Fast food in modern times feels like a culinary arms race. While that creates some delightfully decadent overloaded burgers adorned with all manner of cheeses, sauces, and bacon, the results aren’t exactly low in calories, or particularly high in nutrients most of the time.
Well, a deep-dive analysis published by Harvard’s T.H. Chan School of Public Health suggests there is a way to cut back on the massive calories found in your average fast food combo— as long as you strip away almost everything we like about them in the first place.
For the study recently published in the Journal of Preventive Medicine, lead author Kelsey A. Vercammen and her team pored over nutritional data from 34 fast food and fast casual restaurants, looking at the “default,” minimum, and maximum combo options (entrée, side, and drink) to assess their calories, saturated fat, and sugar content. The average calorie count for default combo meals was 1,193, accompanied by 14 grams of saturated fat and 68 grams of sugar. That’s uh, quite a bit more than the Healthier Restaurant Meal Guidelines baseline of 700 calories.

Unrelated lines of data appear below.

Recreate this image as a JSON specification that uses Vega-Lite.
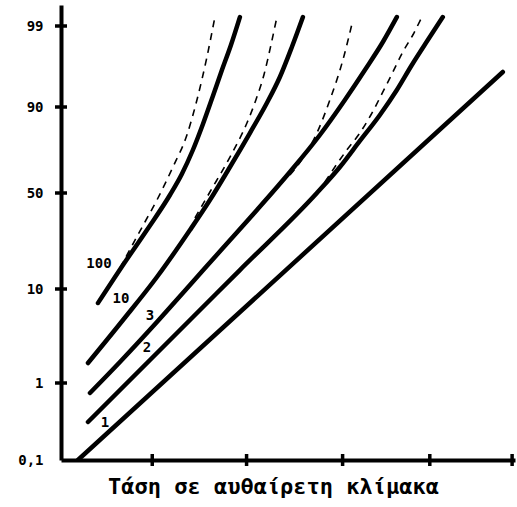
{
  "$schema": "https://vega.github.io/schema/vega-lite/v6.json",
  "width": 454,
  "height": 455,
  "autosize": {"type": "none"},
  "padding": {"left": 61, "top": 5, "right": 2, "bottom": 47},
  "background": "white",
  "config": {"view": {"stroke": null}},
  "datasets": {
    "solid": [
      {"curve": "1", "x": 0.188, "p": 0.1},
      {"curve": "1", "x": 4.895, "p": 93.89},
      {"curve": "2", "x": 0.299, "p": 0.544},
      {"curve": "2", "x": 0.986, "p": 3.2},
      {"curve": "2", "x": 1.429, "p": 7.03},
      {"curve": "2", "x": 1.982, "p": 17.9},
      {"curve": "2", "x": 2.835, "p": 50.0},
      {"curve": "2", "x": 3.09, "p": 62.1},
      {"curve": "2", "x": 3.311, "p": 74.2},
      {"curve": "2", "x": 3.533, "p": 86.3},
      {"curve": "2", "x": 3.721, "p": 91.89},
      {"curve": "2", "x": 3.887, "p": 94.67},
      {"curve": "2", "x": 4.064, "p": 97.44},
      {"curve": "2", "x": 4.23, "p": 99.34},
      {"curve": "3", "x": 0.321, "p": 0.883},
      {"curve": "3", "x": 0.653, "p": 3.011},
      {"curve": "3", "x": 1.063, "p": 6.84},
      {"curve": "3", "x": 1.429, "p": 11.67},
      {"curve": "3", "x": 1.794, "p": 27.08},
      {"curve": "3", "x": 2.171, "p": 42.92},
      {"curve": "3", "x": 2.536, "p": 59.77},
      {"curve": "3", "x": 2.868, "p": 76.98},
      {"curve": "3", "x": 3.145, "p": 90.78},
      {"curve": "3", "x": 3.367, "p": 94.11},
      {"curve": "3", "x": 3.566, "p": 97.22},
      {"curve": "3", "x": 3.721, "p": 99.34},
      {"curve": "10", "x": 0.299, "p": 2.915},
      {"curve": "10", "x": 0.687, "p": 7.032},
      {"curve": "10", "x": 1.063, "p": 15.0},
      {"curve": "10", "x": 1.429, "p": 34.58},
      {"curve": "10", "x": 1.65, "p": 47.08},
      {"curve": "10", "x": 1.872, "p": 62.09},
      {"curve": "10", "x": 2.093, "p": 77.9},
      {"curve": "10", "x": 2.281, "p": 90.44},
      {"curve": "10", "x": 2.425, "p": 93.33},
      {"curve": "10", "x": 2.558, "p": 96.67},
      {"curve": "10", "x": 2.68, "p": 99.34},
      {"curve": "100", "x": 0.41, "p": 8.66},
      {"curve": "100", "x": 0.687, "p": 20.0},
      {"curve": "100", "x": 0.952, "p": 34.58},
      {"curve": "100", "x": 1.207, "p": 49.17},
      {"curve": "100", "x": 1.339, "p": 58.84},
      {"curve": "100", "x": 1.461, "p": 70.0},
      {"curve": "100", "x": 1.573, "p": 82.1},
      {"curve": "100", "x": 1.683, "p": 91.22},
      {"curve": "100", "x": 1.783, "p": 94.11},
      {"curve": "100", "x": 1.883, "p": 96.89},
      {"curve": "100", "x": 1.982, "p": 99.34}
    ],
    "dashed": [
      {"curve": "2", "x": 2.924, "p": 55.12},
      {"curve": "2", "x": 3.034, "p": 62.09},
      {"curve": "2", "x": 3.167, "p": 70.0},
      {"curve": "2", "x": 3.311, "p": 77.91},
      {"curve": "2", "x": 3.433, "p": 86.28},
      {"curve": "2", "x": 3.566, "p": 91.67},
      {"curve": "2", "x": 3.677, "p": 93.89},
      {"curve": "2", "x": 3.787, "p": 96.11},
      {"curve": "2", "x": 3.898, "p": 98.0},
      {"curve": "2", "x": 3.998, "p": 99.34},
      {"curve": "3", "x": 2.536, "p": 58.37},
      {"curve": "3", "x": 2.68, "p": 66.28},
      {"curve": "3", "x": 2.835, "p": 77.91},
      {"curve": "3", "x": 2.979, "p": 90.78},
      {"curve": "3", "x": 3.123, "p": 95.22},
      {"curve": "3", "x": 3.234, "p": 99.23},
      {"curve": "10", "x": 1.484, "p": 39.58},
      {"curve": "10", "x": 1.65, "p": 50.47},
      {"curve": "10", "x": 1.872, "p": 66.74},
      {"curve": "10", "x": 2.06, "p": 82.56},
      {"curve": "10", "x": 2.159, "p": 90.78},
      {"curve": "10", "x": 2.248, "p": 93.56},
      {"curve": "10", "x": 2.326, "p": 96.89},
      {"curve": "10", "x": 2.392, "p": 99.34},
      {"curve": "100", "x": 0.653, "p": 18.75},
      {"curve": "100", "x": 0.797, "p": 28.75},
      {"curve": "100", "x": 0.93, "p": 37.92},
      {"curve": "100", "x": 1.063, "p": 47.08},
      {"curve": "100", "x": 1.24, "p": 62.09},
      {"curve": "100", "x": 1.395, "p": 76.98},
      {"curve": "100", "x": 1.506, "p": 90.78},
      {"curve": "100", "x": 1.617, "p": 95.56},
      {"curve": "100", "x": 1.705, "p": 99.34}
    ],
    "labels": [
      {"text": "100", "x": 0.421, "p": 20.42},
      {"text": "10", "x": 0.664, "p": 9.04},
      {"text": "3", "x": 0.986, "p": 7.415},
      {"text": "2", "x": 0.952, "p": 4.351},
      {"text": "1", "x": 0.487, "p": 0.532}
    ],
    "yticks": [{"p": 1}, {"p": 10}, {"p": 50}, {"p": 90}, {"p": 99}],
    "xticks": [{"x": 1.011}, {"x": 2.056}, {"x": 3.12}, {"x": 4.086}, {"x": 4.998}]
  },
  "layer": [
    {
      "data": {"name": "solid"},
      "mark": {"type": "line", "color": "black", "strokeWidth": 4.5, "strokeCap": "round", "strokeJoin": "round", "interpolate": "monotone", "clip": true},
      "encoding": {
        "x": {
          "field": "x", "type": "quantitative",
          "scale": {"domain": [0, 5.03], "nice": false, "zero": false},
          "axis": {
            "values": [1.011, 2.056, 3.12, 4.086, 4.998],
            "labels": false, "grid": false, "ticks": false,
            "domainColor": "black", "domainWidth": 4,
            "title": "Τάση σε αυθαίρετη κλίμακα",
            "titleFont": "DejaVu Sans Mono", "titleFontSize": 22, "titleFontWeight": "bold",
            "titleColor": "black", "titleX": 212, "titleY": 26, "titleBaseline": "middle", "titleAlign": "center"
          }
        },
        "y": {
          "field": "p", "type": "quantitative",
          "scale": {"domain": [0.1, 1, 10, 50, 90, 99, 99.8], "range": [455, 378, 284, 188, 102, 21, 0], "nice": false, "zero": false},
          "axis": {
            "values": [0.1, 1, 10, 50, 90, 99],
            "labelExpr": "datum.value == 0.1 ? '0,1' : datum.label",
            "grid": false, "title": null, "ticks": false,
            "domainColor": "black", "domainWidth": 4,
            "labelFont": "DejaVu Sans Mono", "labelFontSize": 14, "labelFontWeight": "bold",
            "labelColor": "black", "labelPadding": 18
          }
        },
        "detail": {"field": "curve"}
      }
    },
    {
      "data": {"name": "dashed"},
      "mark": {"type": "line", "color": "black", "strokeWidth": 1.6, "strokeDash": [7, 6], "interpolate": "monotone", "clip": true},
      "encoding": {
        "x": {"field": "x", "type": "quantitative"},
        "y": {"field": "p", "type": "quantitative"},
        "detail": {"field": "curve"}
      }
    },
    {
      "data": {"name": "labels"},
      "mark": {"type": "text", "font": "DejaVu Sans Mono", "fontSize": 14, "fontWeight": "bold", "color": "black"},
      "encoding": {
        "x": {"field": "x", "type": "quantitative"},
        "y": {"field": "p", "type": "quantitative"},
        "text": {"field": "text"}
      }
    },
    {
      "data": {"name": "yticks"},
      "mark": {"type": "tick", "orient": "horizontal", "color": "black", "size": 12, "thickness": 3.5, "opacity": 1},
      "encoding": {
        "x": {"datum": 0, "type": "quantitative"},
        "y": {"field": "p", "type": "quantitative"}
      }
    },
    {
      "data": {"name": "xticks"},
      "mark": {"type": "tick", "orient": "vertical", "color": "black", "size": 12, "thickness": 3.5, "opacity": 1},
      "encoding": {
        "x": {"field": "x", "type": "quantitative"},
        "y": {"datum": 0.1, "type": "quantitative"}
      }
    }
  ]
}
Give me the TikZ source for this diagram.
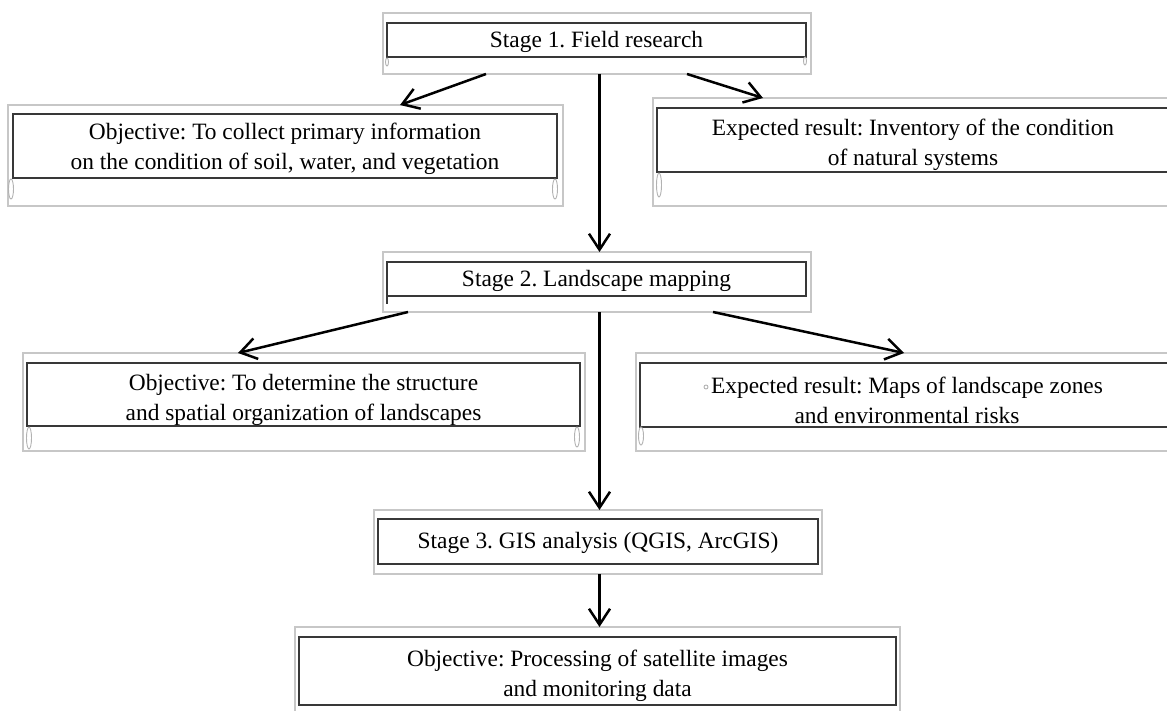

If those numbers made you choke on your Baconator, fear not! It turns out that some modifications to your order can rein things in. For starters, Vercammen told Reuters that swapping out soda for water is the easiest way to cut out calories and most of the sugar. From there, things get a little more painful: you’ll have to “remove toppings and dipping sauces from entrées” and presumably sides.
If there’s one flaw with the study (from what this uneducated writer can see), it’s the fact that the lower-calorie options aren’t described in terms of content or sales data. It’s entirely possible that what registers as a “healthy” combo is little more than a beef patty between two buns and dry, unsalted fries.
It just goes to show that while you certainly can eat healthier by changing how you approach your fast food order, you might want to just go somewhere else that you can order a salad instead.